■ TASK PROMPT
Set down the material exactly as given, please, from its first line through the line that includes "const titleText = 'PORCENTAJES".

■ EXTRACTED ENTRIES
▬▬▬▬▬▬▬▬▬▬
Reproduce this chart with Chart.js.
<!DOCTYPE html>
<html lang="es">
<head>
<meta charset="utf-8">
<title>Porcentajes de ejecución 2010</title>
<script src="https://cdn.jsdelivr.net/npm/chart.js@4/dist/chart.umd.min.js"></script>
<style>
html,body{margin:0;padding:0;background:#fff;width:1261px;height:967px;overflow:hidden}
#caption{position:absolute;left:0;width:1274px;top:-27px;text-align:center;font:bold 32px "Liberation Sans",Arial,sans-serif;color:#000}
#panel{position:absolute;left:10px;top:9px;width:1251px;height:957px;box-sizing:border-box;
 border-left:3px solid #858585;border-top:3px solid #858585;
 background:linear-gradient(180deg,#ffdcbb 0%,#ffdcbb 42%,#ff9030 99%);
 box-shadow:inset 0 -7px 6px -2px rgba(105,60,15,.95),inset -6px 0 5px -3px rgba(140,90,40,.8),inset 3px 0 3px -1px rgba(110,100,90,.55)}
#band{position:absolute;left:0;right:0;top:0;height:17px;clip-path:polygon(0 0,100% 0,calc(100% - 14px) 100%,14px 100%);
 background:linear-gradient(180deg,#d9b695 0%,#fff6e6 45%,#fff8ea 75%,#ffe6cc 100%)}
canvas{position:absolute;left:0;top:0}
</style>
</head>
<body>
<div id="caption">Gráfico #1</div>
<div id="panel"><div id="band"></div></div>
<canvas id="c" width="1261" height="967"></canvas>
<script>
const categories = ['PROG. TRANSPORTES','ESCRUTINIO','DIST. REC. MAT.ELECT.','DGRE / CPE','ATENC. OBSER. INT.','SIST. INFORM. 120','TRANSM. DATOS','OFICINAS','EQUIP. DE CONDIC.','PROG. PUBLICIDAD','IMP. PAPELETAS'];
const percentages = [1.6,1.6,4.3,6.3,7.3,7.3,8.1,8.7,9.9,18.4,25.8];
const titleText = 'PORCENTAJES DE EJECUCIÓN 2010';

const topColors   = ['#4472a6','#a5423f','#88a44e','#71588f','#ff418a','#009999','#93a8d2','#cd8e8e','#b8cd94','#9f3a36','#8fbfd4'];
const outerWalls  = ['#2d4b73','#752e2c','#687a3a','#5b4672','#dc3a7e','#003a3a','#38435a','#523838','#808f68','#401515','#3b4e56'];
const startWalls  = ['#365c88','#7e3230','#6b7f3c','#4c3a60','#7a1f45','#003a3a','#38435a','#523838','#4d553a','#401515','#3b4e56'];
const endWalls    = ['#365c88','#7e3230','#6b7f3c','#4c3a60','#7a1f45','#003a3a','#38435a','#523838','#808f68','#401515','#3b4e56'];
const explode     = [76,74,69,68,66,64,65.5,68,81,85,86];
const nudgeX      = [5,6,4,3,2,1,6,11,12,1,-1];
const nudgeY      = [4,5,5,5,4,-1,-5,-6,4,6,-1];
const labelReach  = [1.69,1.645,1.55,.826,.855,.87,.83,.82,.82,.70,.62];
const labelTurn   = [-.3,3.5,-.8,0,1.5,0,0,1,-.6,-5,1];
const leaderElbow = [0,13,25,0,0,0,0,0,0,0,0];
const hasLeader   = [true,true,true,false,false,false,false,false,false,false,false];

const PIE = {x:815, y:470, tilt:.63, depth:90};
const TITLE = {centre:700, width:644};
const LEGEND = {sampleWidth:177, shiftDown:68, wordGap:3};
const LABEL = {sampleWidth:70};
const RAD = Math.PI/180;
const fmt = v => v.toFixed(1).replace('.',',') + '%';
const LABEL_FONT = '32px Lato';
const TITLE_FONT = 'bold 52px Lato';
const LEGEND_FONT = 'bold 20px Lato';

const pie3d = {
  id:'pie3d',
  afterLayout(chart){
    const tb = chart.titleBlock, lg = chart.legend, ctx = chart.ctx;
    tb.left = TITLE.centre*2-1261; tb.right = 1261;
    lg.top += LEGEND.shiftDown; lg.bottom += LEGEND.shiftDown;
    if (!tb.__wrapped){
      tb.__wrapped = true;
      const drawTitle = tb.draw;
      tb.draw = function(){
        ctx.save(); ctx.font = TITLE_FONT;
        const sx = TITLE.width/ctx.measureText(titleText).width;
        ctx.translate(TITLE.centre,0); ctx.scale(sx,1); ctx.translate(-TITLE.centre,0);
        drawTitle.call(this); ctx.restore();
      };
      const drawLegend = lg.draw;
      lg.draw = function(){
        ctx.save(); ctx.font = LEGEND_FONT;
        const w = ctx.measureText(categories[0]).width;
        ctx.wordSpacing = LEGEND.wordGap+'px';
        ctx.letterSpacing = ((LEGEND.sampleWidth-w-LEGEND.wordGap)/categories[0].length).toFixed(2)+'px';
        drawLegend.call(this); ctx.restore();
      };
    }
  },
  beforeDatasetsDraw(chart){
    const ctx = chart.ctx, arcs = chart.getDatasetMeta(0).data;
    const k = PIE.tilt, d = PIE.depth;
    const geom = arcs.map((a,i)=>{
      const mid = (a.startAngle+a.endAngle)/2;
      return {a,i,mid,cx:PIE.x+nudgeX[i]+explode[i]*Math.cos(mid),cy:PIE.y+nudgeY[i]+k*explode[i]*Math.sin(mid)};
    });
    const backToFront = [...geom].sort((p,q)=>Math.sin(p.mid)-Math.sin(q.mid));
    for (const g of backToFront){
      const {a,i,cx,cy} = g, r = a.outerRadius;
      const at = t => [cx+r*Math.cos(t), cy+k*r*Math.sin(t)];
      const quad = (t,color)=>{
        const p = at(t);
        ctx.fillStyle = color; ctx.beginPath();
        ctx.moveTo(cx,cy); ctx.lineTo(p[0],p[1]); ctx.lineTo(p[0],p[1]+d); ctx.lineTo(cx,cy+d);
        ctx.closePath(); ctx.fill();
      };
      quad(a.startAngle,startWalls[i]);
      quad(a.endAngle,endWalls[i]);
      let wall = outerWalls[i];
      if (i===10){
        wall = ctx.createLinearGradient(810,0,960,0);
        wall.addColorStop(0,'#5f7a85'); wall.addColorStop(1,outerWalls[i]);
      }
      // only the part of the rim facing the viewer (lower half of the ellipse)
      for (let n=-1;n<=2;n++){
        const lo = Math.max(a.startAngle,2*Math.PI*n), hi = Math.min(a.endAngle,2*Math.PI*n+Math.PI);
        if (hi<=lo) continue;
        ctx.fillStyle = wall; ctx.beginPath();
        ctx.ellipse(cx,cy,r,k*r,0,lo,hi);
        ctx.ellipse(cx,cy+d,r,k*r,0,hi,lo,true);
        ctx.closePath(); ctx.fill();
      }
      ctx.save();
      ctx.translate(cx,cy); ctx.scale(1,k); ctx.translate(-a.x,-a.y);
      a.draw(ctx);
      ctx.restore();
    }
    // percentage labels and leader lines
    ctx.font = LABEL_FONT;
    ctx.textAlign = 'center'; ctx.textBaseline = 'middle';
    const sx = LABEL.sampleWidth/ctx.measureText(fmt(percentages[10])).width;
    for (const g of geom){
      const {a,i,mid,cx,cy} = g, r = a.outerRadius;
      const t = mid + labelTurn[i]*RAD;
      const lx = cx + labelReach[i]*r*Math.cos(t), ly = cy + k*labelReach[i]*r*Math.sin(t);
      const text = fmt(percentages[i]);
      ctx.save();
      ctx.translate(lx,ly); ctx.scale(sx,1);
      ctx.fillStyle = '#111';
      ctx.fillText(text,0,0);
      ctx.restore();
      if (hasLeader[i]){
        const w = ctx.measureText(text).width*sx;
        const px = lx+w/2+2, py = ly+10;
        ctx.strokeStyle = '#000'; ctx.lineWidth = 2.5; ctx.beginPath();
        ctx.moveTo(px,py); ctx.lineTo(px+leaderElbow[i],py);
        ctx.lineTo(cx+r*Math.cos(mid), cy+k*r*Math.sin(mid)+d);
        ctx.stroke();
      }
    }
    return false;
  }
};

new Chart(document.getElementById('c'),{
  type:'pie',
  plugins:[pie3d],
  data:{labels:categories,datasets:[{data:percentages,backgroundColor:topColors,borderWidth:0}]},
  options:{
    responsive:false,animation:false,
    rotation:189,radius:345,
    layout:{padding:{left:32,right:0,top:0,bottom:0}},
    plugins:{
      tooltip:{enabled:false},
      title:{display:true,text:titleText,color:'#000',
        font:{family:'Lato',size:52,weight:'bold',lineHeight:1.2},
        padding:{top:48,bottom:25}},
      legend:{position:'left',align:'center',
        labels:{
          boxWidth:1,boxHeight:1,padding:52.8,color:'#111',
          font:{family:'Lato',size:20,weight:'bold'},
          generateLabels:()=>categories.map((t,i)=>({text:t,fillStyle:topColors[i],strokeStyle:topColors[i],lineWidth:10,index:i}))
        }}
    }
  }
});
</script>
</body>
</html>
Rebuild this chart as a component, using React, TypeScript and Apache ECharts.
▬▬▬▬▬▬▬▬▬▬
■ RESULT
Reproduce this chart with Chart.js.
<!DOCTYPE html>
<html lang="es">
<head>
<meta charset="utf-8">
<title>Porcentajes de ejecución 2010</title>
<script src="https://cdn.jsdelivr.net/npm/chart.js@4/dist/chart.umd.min.js"></script>
<style>
html,body{margin:0;padding:0;background:#fff;width:1261px;height:967px;overflow:hidden}
#caption{position:absolute;left:0;width:1274px;top:-27px;text-align:center;font:bold 32px "Liberation Sans",Arial,sans-serif;color:#000}
#panel{position:absolute;left:10px;top:9px;width:1251px;height:957px;box-sizing:border-box;
 border-left:3px solid #858585;border-top:3px solid #858585;
 background:linear-gradient(180deg,#ffdcbb 0%,#ffdcbb 42%,#ff9030 99%);
 box-shadow:inset 0 -7px 6px -2px rgba(105,60,15,.95),inset -6px 0 5px -3px rgba(140,90,40,.8),inset 3px 0 3px -1px rgba(110,100,90,.55)}
#band{position:absolute;left:0;right:0;top:0;height:17px;clip-path:polygon(0 0,100% 0,calc(100% - 14px) 100%,14px 100%);
 background:linear-gradient(180deg,#d9b695 0%,#fff6e6 45%,#fff8ea 75%,#ffe6cc 100%)}
canvas{position:absolute;left:0;top:0}
</style>
</head>
<body>
<div id="caption">Gráfico #1</div>
<div id="panel"><div id="band"></div></div>
<canvas id="c" width="1261" height="967"></canvas>
<script>
const categories = ['PROG. TRANSPORTES','ESCRUTINIO','DIST. REC. MAT.ELECT.','DGRE / CPE','ATENC. OBSER. INT.','SIST. INFORM. 120','TRANSM. DATOS','OFICINAS','EQUIP. DE CONDIC.','PROG. PUBLICIDAD','IMP. PAPELETAS'];
const percentages = [1.6,1.6,4.3,6.3,7.3,7.3,8.1,8.7,9.9,18.4,25.8];
const titleText = 'PORCENTAJES DE EJECUCIÓN 2010';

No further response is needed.